───── DATASET ─────
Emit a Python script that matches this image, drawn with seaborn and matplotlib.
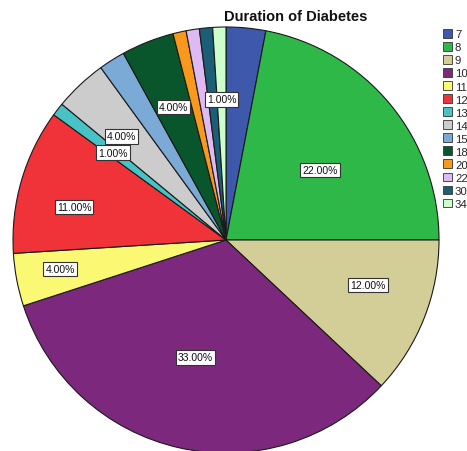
import numpy as np
import matplotlib
matplotlib.use("Agg")
import matplotlib.pyplot as plt
import seaborn as sns

# Duration of diabetes (years) and share of patients (%)
durations = ["7", "8", "9", "10", "11", "12", "13", "14", "15", "18", "20", "22", "30", "34"]
percents = [3, 22, 12, 33, 4, 11, 1, 4, 2, 4, 1, 1, 1, 1]
colors = ["#3E58AC", "#2EB848", "#D3CE97", "#7C287D", "#FBF873", "#EF3338", "#48C2C5",
          "#CCCCCC", "#7AAAD5", "#0A562C", "#F8981D", "#DDBAF1", "#1A5F76", "#CCFFCC"]

# Which slices get a value label: (radius fraction, angular nudge in degrees)
label_pos = {"8": (0.55, 3), "9": (0.70, -4), "10": (0.57, 2), "11": (0.79, 1),
             "12": (0.73, -4), "13": (0.67, 0), "14": (0.69, -2), "18": (0.67, 0),
             "34": (0.66, 0)}

sns.set_theme(style="white")
plt.rcParams["font.family"] = ["Liberation Sans", "DejaVu Sans"]

W, H = 467, 452
fig = plt.figure(figsize=(W / 100, H / 100), dpi=100)

cx, cy, r = 226, 241, 213
ax = fig.add_axes([(cx - r) / W, (H - cy - r) / H, 2 * r / W, 2 * r / H])
wedges, _ = ax.pie(percents, colors=colors, startangle=90, counterclock=False,
                   radius=1.0,
                   wedgeprops=dict(edgecolor="#1a1a1a", linewidth=0.8))
ax.set_xlim(-1, 1)
ax.set_ylim(-1, 1)
ax.set_aspect("equal")
ax.axis("off")

# Value labels
cum = np.cumsum([0] + percents)
for i, name in enumerate(durations):
    if name not in label_pos:
        continue
    rr, nudge = label_pos[name]
    mid = (cum[i] + cum[i + 1]) / 2 / 100 * 360 + nudge
    theta = np.deg2rad(90 - mid)
    ax.text(rr * np.cos(theta), rr * np.sin(theta), f"{percents[i]:.2f}%",
            ha="center", va="center", fontsize=7.5, color="#111111",
            bbox=dict(boxstyle="square,pad=0.2", facecolor="white",
                      edgecolor="#333333", linewidth=0.8))

fig.text(296 / W, 1 - 17 / H, "Duration of Diabetes", ha="center", va="center",
         fontsize=10.5, fontweight="bold", color="#111111")

leg = fig.legend(wedges, durations, loc="upper left",
                 bbox_to_anchor=(443 / W, 1 - 30 / H), frameon=False,
                 fontsize=8.2, handlelength=0.8, handleheight=0.8,
                 handletextpad=0.25, labelspacing=0.24, borderaxespad=0,
                 borderpad=0)
for h in leg.legend_handles:
    h.set_edgecolor("#333333")
    h.set_linewidth(0.6)

fig.savefig("out.png", dpi=100)
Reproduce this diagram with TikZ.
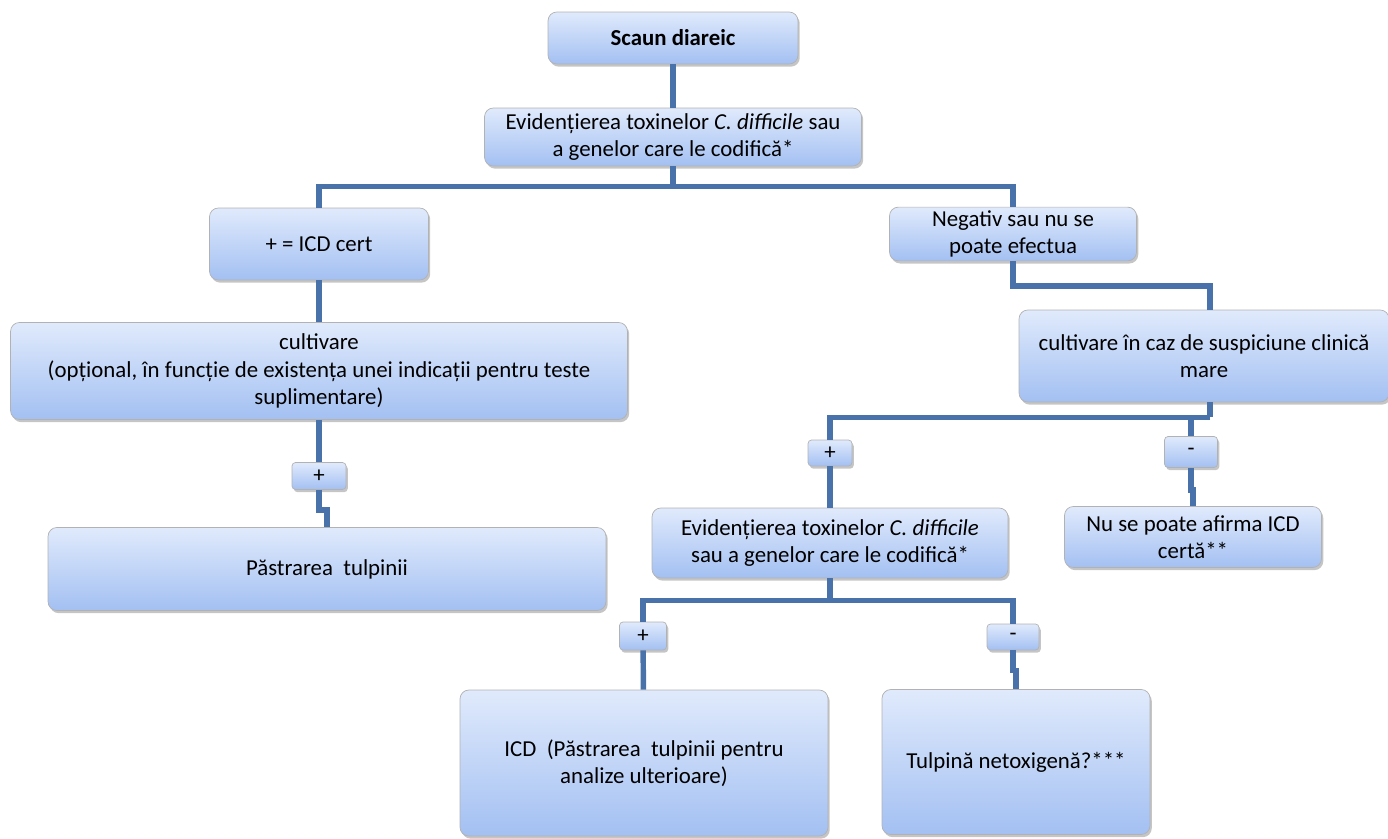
─────
- _THE EXERCISE_:
What you return should match the records above word for word, minus the pictures.

- _WORKED SOLUTION_:
Emit a Python script that matches this image, drawn with seaborn and matplotlib.
import numpy as np
import matplotlib
matplotlib.use("Agg")
import matplotlib.pyplot as plt
import seaborn as sns

# Duration of diabetes (years) and share of patients (%)
durations = ["7", "8", "9", "10", "11", "12", "13", "14", "15", "18", "20", "22", "30", "34"]
percents = [3, 22, 12, 33, 4, 11, 1, 4, 2, 4, 1, 1, 1, 1]
colors = ["#3E58AC", "#2EB848", "#D3CE97", "#7C287D", "#FBF873", "#EF3338", "#48C2C5",
          "#CCCCCC", "#7AAAD5", "#0A562C", "#F8981D", "#DDBAF1", "#1A5F76", "#CCFFCC"]

# Which slices get a value label: (radius fraction, angular nudge in degrees)
label_pos = {"8": (0.55, 3), "9": (0.70, -4), "10": (0.57, 2), "11": (0.79, 1),
             "12": (0.73, -4), "13": (0.67, 0), "14": (0.69, -2), "18": (0.67, 0),
             "34": (0.66, 0)}

sns.set_theme(style="white")
plt.rcParams["font.family"] = ["Liberation Sans", "DejaVu Sans"]

W, H = 467, 452
fig = plt.figure(figsize=(W / 100, H / 100), dpi=100)

cx, cy, r = 226, 241, 213
ax = fig.add_axes([(cx - r) / W, (H - cy - r) / H, 2 * r / W, 2 * r / H])
wedges, _ = ax.pie(percents, colors=colors, startangle=90, counterclock=False,
                   radius=1.0,
                   wedgeprops=dict(edgecolor="#1a1a1a", linewidth=0.8))
ax.set_xlim(-1, 1)
ax.set_ylim(-1, 1)
ax.set_aspect("equal")
ax.axis("off")

# Value labels
cum = np.cumsum([0] + percents)
for i, name in enumerate(durations):
    if name not in label_pos:
        continue
    rr, nudge = label_pos[name]
    mid = (cum[i] + cum[i + 1]) / 2 / 100 * 360 + nudge
    theta = np.deg2rad(90 - mid)
    ax.text(rr * np.cos(theta), rr * np.sin(theta), f"{percents[i]:.2f}%",
            ha="center", va="center", fontsize=7.5, color="#111111",
            bbox=dict(boxstyle="square,pad=0.2", facecolor="white",
                      edgecolor="#333333", linewidth=0.8))

fig.text(296 / W, 1 - 17 / H, "Duration of Diabetes", ha="center", va="center",
         fontsize=10.5, fontweight="bold", color="#111111")

leg = fig.legend(wedges, durations, loc="upper left",
                 bbox_to_anchor=(443 / W, 1 - 30 / H), frameon=False,
                 fontsize=8.2, handlelength=0.8, handleheight=0.8,
                 handletextpad=0.25, labelspacing=0.24, borderaxespad=0,
                 borderpad=0)
for h in leg.legend_handles:
    h.set_edgecolor("#333333")
    h.set_linewidth(0.6)

fig.savefig("out.png", dpi=100)
Reproduce this diagram with TikZ.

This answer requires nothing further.